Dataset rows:
▽

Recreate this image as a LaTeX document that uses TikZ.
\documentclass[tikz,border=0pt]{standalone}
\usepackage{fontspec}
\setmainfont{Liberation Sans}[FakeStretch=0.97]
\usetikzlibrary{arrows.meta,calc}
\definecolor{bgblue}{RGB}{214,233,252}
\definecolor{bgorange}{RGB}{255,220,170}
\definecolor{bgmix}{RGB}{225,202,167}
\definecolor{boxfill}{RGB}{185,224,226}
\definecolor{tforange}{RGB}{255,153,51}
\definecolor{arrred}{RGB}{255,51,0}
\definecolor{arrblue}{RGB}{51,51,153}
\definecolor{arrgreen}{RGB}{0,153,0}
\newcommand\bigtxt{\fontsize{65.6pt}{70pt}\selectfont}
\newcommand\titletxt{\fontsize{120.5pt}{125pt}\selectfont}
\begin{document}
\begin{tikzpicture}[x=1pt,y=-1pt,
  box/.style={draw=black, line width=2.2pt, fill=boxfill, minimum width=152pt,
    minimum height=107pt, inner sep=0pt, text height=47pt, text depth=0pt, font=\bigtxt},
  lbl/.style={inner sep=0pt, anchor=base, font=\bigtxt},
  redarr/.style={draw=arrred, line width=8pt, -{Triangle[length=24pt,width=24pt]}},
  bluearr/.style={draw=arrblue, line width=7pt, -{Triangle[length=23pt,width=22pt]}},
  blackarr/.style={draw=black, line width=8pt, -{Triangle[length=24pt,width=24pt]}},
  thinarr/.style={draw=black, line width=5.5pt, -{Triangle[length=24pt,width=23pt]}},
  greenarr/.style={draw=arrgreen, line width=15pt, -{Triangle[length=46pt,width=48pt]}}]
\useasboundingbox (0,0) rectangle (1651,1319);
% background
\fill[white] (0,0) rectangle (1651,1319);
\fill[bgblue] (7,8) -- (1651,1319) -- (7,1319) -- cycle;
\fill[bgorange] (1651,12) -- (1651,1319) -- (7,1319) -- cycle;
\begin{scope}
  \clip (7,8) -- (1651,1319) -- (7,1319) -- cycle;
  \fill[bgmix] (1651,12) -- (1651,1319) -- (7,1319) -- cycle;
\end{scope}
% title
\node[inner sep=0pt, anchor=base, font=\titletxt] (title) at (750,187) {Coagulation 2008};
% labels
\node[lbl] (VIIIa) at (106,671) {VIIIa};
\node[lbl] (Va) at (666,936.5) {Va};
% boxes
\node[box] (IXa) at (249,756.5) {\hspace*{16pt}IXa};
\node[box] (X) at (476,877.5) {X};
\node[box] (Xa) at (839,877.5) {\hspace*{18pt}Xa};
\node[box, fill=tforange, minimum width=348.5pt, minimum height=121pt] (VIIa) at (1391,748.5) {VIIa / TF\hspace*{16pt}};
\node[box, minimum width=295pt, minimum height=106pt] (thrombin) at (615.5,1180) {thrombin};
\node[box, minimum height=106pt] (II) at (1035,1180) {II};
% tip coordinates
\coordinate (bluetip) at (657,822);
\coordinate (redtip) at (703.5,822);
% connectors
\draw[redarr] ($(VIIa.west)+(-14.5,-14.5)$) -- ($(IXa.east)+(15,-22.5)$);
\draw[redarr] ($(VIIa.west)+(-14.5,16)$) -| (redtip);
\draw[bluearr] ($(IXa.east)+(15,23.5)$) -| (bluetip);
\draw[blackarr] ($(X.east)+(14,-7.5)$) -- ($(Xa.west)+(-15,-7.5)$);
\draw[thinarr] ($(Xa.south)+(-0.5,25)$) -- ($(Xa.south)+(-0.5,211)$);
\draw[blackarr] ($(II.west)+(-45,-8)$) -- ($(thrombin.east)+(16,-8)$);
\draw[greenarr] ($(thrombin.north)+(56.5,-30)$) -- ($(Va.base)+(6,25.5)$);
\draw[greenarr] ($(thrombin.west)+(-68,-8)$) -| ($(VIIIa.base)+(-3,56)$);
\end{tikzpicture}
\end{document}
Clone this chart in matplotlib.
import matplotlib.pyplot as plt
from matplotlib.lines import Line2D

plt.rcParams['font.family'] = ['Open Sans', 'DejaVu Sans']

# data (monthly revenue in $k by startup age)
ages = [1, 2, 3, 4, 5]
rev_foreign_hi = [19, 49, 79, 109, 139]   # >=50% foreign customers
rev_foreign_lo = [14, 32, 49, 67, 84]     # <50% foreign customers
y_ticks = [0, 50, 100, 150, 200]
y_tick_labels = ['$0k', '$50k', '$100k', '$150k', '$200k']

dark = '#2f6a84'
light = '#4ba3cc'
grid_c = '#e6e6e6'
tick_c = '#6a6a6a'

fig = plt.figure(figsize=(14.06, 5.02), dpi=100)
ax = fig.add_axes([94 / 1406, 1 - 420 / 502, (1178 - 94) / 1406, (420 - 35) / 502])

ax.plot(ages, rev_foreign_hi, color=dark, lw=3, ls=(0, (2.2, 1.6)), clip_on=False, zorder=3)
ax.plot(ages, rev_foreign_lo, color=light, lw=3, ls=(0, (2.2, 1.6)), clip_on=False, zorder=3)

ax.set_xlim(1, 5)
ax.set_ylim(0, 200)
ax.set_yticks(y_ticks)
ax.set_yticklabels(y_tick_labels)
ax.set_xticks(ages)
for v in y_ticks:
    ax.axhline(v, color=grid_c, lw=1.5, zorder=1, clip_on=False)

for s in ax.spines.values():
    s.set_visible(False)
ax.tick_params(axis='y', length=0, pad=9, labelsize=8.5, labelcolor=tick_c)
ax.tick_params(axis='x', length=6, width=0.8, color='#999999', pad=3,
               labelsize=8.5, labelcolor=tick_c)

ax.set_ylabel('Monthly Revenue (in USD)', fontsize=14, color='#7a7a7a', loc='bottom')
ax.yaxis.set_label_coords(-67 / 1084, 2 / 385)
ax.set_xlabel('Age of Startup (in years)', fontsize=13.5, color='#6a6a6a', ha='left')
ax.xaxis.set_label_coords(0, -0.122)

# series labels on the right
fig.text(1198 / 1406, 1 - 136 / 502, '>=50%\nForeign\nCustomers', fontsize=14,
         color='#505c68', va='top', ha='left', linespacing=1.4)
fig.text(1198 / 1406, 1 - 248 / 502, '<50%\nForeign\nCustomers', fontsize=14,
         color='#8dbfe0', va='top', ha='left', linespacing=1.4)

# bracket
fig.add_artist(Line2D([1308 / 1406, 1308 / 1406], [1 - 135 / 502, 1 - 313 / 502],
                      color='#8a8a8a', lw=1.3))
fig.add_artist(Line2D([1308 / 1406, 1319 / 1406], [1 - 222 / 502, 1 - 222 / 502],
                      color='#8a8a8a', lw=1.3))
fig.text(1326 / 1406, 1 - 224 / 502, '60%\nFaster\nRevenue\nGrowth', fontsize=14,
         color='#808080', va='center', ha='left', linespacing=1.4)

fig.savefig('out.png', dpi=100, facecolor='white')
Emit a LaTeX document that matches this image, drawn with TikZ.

△

What you need to do ::
Take the lines from the line with "Clone this chart in matplotlib." through the line with "tick_c = '#6a6a6a'", both ends included, and give them again exactly, with nothing else.

The output ::
Clone this chart in matplotlib.
import matplotlib.pyplot as plt
from matplotlib.lines import Line2D

plt.rcParams['font.family'] = ['Open Sans', 'DejaVu Sans']

# data (monthly revenue in $k by startup age)
ages = [1, 2, 3, 4, 5]
rev_foreign_hi = [19, 49, 79, 109, 139]   # >=50% foreign customers
rev_foreign_lo = [14, 32, 49, 67, 84]     # <50% foreign customers
y_ticks = [0, 50, 100, 150, 200]
y_tick_labels = ['$0k', '$50k', '$100k', '$150k', '$200k']

dark = '#2f6a84'
light = '#4ba3cc'
grid_c = '#e6e6e6'
tick_c = '#6a6a6a'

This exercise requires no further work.